### TASK
Starting at the first line of the listing below, repeat each line exactly until the line containing "var ticksB = [50, 55, 60, 65, 70, 75];", which you include. Leave out pictures.

### SOURCE DATA
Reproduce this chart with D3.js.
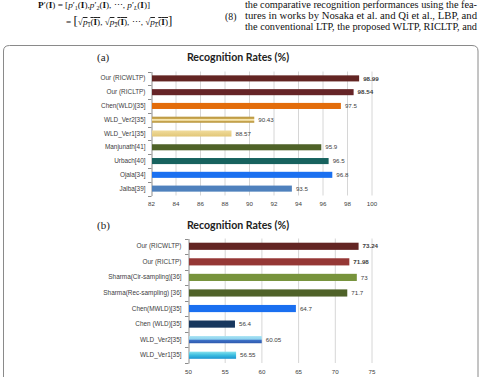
<!DOCTYPE html>
<html>
<head>
<meta charset="utf-8">
<script src="https://cdn.jsdelivr.net/npm/d3@7"></script>
<style>
	body { margin: 0; background: #fff; }
	svg { display: block; }
	.cat { font-family: 'Liberation Sans', Arial, sans-serif; font-size: 6.4px; fill: #404040; }
	.val { font-family: 'Liberation Sans', Arial, sans-serif; font-size: 6.2px; fill: #404040; }
	.tick_txt { font-family: 'Liberation Sans', Arial, sans-serif; font-size: 6.2px; fill: #404040; }
	.title { font-family: Lato, 'Liberation Sans', sans-serif; font-weight: bold; font-size: 10.6px; fill: #222; }
	.panel { font-family: 'Liberation Serif', serif; font-size: 11px; fill: #222; }
	.body_txt { font-family: 'Liberation Serif', serif; font-size: 9.8px; fill: #111; }
	.eq { font-family: 'Liberation Serif', serif; font-size: 9.2px; fill: #111; }
</style>
</head>
<body>
<div id="chart"></div>
<script>
// chart (a)
var catsA = ['Our (RICWLTP)', 'Our (RICLTP)', 'Chen(WLD)[35]', 'WLD_Ver2[35]', 'WLD_Ver1[35]',
	'Manjunath[41]', 'Urbach[40]', 'Ojala[34]', 'Jalba[39]'];
var valsA = [98.99, 98.54, 97.5, 90.43, 88.57, 95.9, 96.5, 96.8, 93.5];
var ticksA = [82, 84, 86, 88, 90, 92, 94, 96, 98, 100];

// chart (b)
var catsB = ['Our (RICWLTP)', 'Our (RICLTP)', 'Sharma(Cir-sampling)[36]', 'Sharma(Rec-sampling) [36]',
	'Chen(MWLD)[35]', 'Chen (WLD)[35]', 'WLD_Ver2[35]', 'WLD_Ver1[35]'];
var valsB = [73.24, 71.98, 73, 71.7, 64.7, 56.4, 60.05, 56.55];
var ticksB = [50, 55, 60, 65, 70, 75];

// bar fills (styles)
var colorA = ['#632523', '#662427', '#e36c0a', 'url(#gA2)', 'url(#gA1)', '#4f6228', '#17625e', '#1a70f0', '#4f81bd'];
var colorB = ['#632523', '#953735', '#77933c', '#4f6228', '#1a6ff0', '#17375e', 'url(#gB2)', 'url(#gB1)'];
var boldTop = 2;

var svg = d3.select('#chart').append('svg')
	.attr('width', 480)
	.attr('height', 377);

var defs = svg.append('defs');
function grad(id, stops) {
	var g = defs.append('linearGradient').attr('id', id)
		.attr('x1', 0).attr('y1', 0).attr('x2', 0).attr('y2', 1);
	stops.forEach(function(s) {
		g.append('stop').attr('offset', s[0]).attr('stop-color', s[1]);
	});
}
grad('gA2', [[0, '#b8963e'], [0.3, '#c9a650'], [0.42, '#f6e6b0'], [0.6, '#f6e6b0'], [0.72, '#c9a650'], [1, '#b8963e']]);
grad('gA1', [[0, '#f0dc9c'], [1, '#e2c677']]);
grad('gB2', [[0, '#a6e2f3'], [0.45, '#8fd3ee'], [0.55, '#3f72c9'], [1, '#2d59ad']]);
grad('gB1', [[0, '#86e2ee'], [0.5, '#3cbde0'], [1, '#1a94d0']]);

// page text above the figure (justified column)
var header = svg.append('g').classed('body_txt', true);
[['the comparative recognition performances using the fea-', 8],
	['tures in works by Nosaka et al. and Qi et al., LBP, and', 19],
	['the conventional LTP, the proposed WLTP, RICLTP, and', 30]].forEach(function(l) {
	header.append('text').attr('x', 245).attr('y', l[1])
		.attr('textLength', 232).attr('lengthAdjust', 'spacingAndGlyphs').text(l[0]);
});
header.append('text').attr('x', 225).attr('y', 20).text('(8)');

var eq = svg.append('g').classed('eq', true);
var eq1 = eq.append('text').attr('x', 38).attr('y', 8);
eq1.append('tspan').style('font-weight', 'bold').text('P');
eq1.append('tspan').text('\u2032(');
eq1.append('tspan').style('font-weight', 'bold').text('I');
eq1.append('tspan').text(') = [');
[['1', false], ['2', false], ['L', true]].forEach(function(s, i) {
	if (i === 2) eq1.append('tspan').text(', \u22EF, ');
	else if (i === 1) eq1.append('tspan').text(',');
	eq1.append('tspan').style('font-style', 'italic').text('p');
	eq1.append('tspan').text('\u2032');
	eq1.append('tspan').attr('dy', 2).style('font-size', '6px').style('font-style', s[1] ? 'italic' : 'normal').text(s[0]);
	eq1.append('tspan').attr('dy', -2).text('(');
	eq1.append('tspan').style('font-weight', 'bold').text('I');
	eq1.append('tspan').text(')');
});
eq1.append('tspan').text(']');

var eq2 = eq.append('text').attr('x', 66).attr('y', 25);
eq2.append('tspan').text('= ');
eq2.append('tspan').style('font-size', '13px').text('[');
[['1', false], ['2', false], ['L', true]].forEach(function(s, i) {
	if (i === 2) eq2.append('tspan').text(', \u22EF, ');
	else if (i === 1) eq2.append('tspan').text(', ');
	eq2.append('tspan').text('\u221A');
	eq2.append('tspan').style('text-decoration', 'overline').style('font-style', 'italic').text('p');
	eq2.append('tspan').attr('dy', 2).style('font-size', '6px').style('text-decoration', 'overline')
		.style('font-style', s[1] ? 'italic' : 'normal').text(s[0]);
	eq2.append('tspan').attr('dy', -2).style('text-decoration', 'overline').text('(');
	eq2.append('tspan').style('font-weight', 'bold').style('text-decoration', 'overline').text('I');
	eq2.append('tspan').style('text-decoration', 'overline').text(')');
});
eq2.append('tspan').style('font-size', '13px').text(']');

// figure frame
svg.append('path')
	.attr('d', 'M3.5,395 V51 Q3.5,45.5 9.5,45.5 H472 Q478,45.5 478,51 V395')
	.attr('fill', 'none')
	.attr('stroke', '#8a8a8a')
	.attr('stroke-width', 1);

function drawPanel(cfg) {
	var x = d3.scaleLinear().domain([cfg.ticks[0], cfg.ticks[cfg.ticks.length - 1]]).range([cfg.left, cfg.right]);
	var y = d3.scaleBand().domain(cfg.cats).range([cfg.top, cfg.bottom]).paddingInner(cfg.pad).paddingOuter(cfg.pad / 2);
	var g = svg.append('g');

	g.append('text').classed('panel', true).attr('x', cfg.labelX).attr('y', cfg.titleY + 4).text(cfg.label);
	g.append('text').classed('title', true).attr('x', cfg.titleX).attr('y', cfg.titleY)
		.attr('dy', '0.35em').attr('text-anchor', 'middle').text('Recognition Rates (%)');

	// grid
	g.selectAll('.grid').data(cfg.ticks.slice(1)).enter().append('line')
		.attr('x1', function(d) { return x(d) + 0.5; })
		.attr('x2', function(d) { return x(d) + 0.5; })
		.attr('y1', cfg.top).attr('y2', cfg.bottom)
		.attr('stroke', '#d6d6d6').attr('stroke-width', 1);

	// x axis labels
	var xAxis = d3.axisBottom(x).tickValues(cfg.ticks).tickSize(0).tickPadding(0);
	var ax = g.append('g').attr('transform', 'translate(0,' + cfg.tickY + ')').call(xAxis);
	ax.select('.domain').remove();
	ax.selectAll('.tick text').attr('class', 'tick_txt').attr('y', 0).attr('dy', '0.35em')
		.attr('fill', null);
	ax.attr('font-family', null).attr('font-size', null);

	// y axis
	var yAxis = d3.axisLeft(y).tickSize(0).tickPadding(cfg.catPad);
	var ay = g.append('g').attr('transform', 'translate(' + (cfg.left + 0.5) + ',0)').call(yAxis);
	ay.attr('font-family', null).attr('font-size', null);
	ay.select('.domain').attr('stroke', '#8c8c8c');
	ay.selectAll('.tick text').attr('class', 'cat').attr('fill', null);
	var step = y.step();
	d3.range(cfg.cats.length + 1).forEach(function(i) {
		var yy = Math.round(cfg.top + i * step) + 0.5;
		g.append('line').attr('x1', cfg.left - 3).attr('x2', cfg.left + 0.5)
			.attr('y1', yy).attr('y2', yy).attr('stroke', '#8c8c8c');
	});

	// bars
	g.selectAll('.bar').data(cfg.vals).enter().append('rect')
		.attr('x', cfg.left + 1)
		.attr('y', function(d, i) { return y(cfg.cats[i]); })
		.attr('width', function(d) { return x(d) - cfg.left - 1; })
		.attr('height', y.bandwidth())
		.attr('fill', function(d, i) { return cfg.colors[i]; });

	g.selectAll('.lbl').data(cfg.vals).enter().append('text')
		.classed('val', true)
		.attr('x', function(d) { return x(d) + 4; })
		.attr('y', function(d, i) { return y(cfg.cats[i]) + y.bandwidth() / 2; })
		.attr('dy', '0.35em')
		.style('font-weight', function(d, i) { return i < boldTop ? 'bold' : 'normal'; })
		.text(function(d) { return d; });
}

drawPanel({
	cats: catsA, vals: valsA, ticks: ticksA, colors: colorA,
	left: 151, right: 371.5, top: 71.5, bottom: 195.5, pad: 0.56, catPad: 6,
	tickY: 204, label: '(a)', labelX: 97, titleX: 238, titleY: 57
});

drawPanel({
	cats: catsB, vals: valsB, ticks: ticksB, colors: colorB,
	left: 188, right: 371.5, top: 238.5, bottom: 363, pad: 0.54, catPad: 7,
	tickY: 372, label: '(b)', labelX: 97, titleX: 238, titleY: 225
});
</script>
</body>
</html>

### REPLY
Reproduce this chart with D3.js.
<!DOCTYPE html>
<html>
<head>
<meta charset="utf-8">
<script src="https://cdn.jsdelivr.net/npm/d3@7"></script>
<style>
	body { margin: 0; background: #fff; }
	svg { display: block; }
	.cat { font-family: 'Liberation Sans', Arial, sans-serif; font-size: 6.4px; fill: #404040; }
	.val { font-family: 'Liberation Sans', Arial, sans-serif; font-size: 6.2px; fill: #404040; }
	.tick_txt { font-family: 'Liberation Sans', Arial, sans-serif; font-size: 6.2px; fill: #404040; }
	.title { font-family: Lato, 'Liberation Sans', sans-serif; font-weight: bold; font-size: 10.6px; fill: #222; }
	.panel { font-family: 'Liberation Serif', serif; font-size: 11px; fill: #222; }
	.body_txt { font-family: 'Liberation Serif', serif; font-size: 9.8px; fill: #111; }
	.eq { font-family: 'Liberation Serif', serif; font-size: 9.2px; fill: #111; }
</style>
</head>
<body>
<div id="chart"></div>
<script>
// chart (a)
var catsA = ['Our (RICWLTP)', 'Our (RICLTP)', 'Chen(WLD)[35]', 'WLD_Ver2[35]', 'WLD_Ver1[35]',
	'Manjunath[41]', 'Urbach[40]', 'Ojala[34]', 'Jalba[39]'];
var valsA = [98.99, 98.54, 97.5, 90.43, 88.57, 95.9, 96.5, 96.8, 93.5];
var ticksA = [82, 84, 86, 88, 90, 92, 94, 96, 98, 100];

// chart (b)
var catsB = ['Our (RICWLTP)', 'Our (RICLTP)', 'Sharma(Cir-sampling)[36]', 'Sharma(Rec-sampling) [36]',
	'Chen(MWLD)[35]', 'Chen (WLD)[35]', 'WLD_Ver2[35]', 'WLD_Ver1[35]'];
var valsB = [73.24, 71.98, 73, 71.7, 64.7, 56.4, 60.05, 56.55];
var ticksB = [50, 55, 60, 65, 70, 75];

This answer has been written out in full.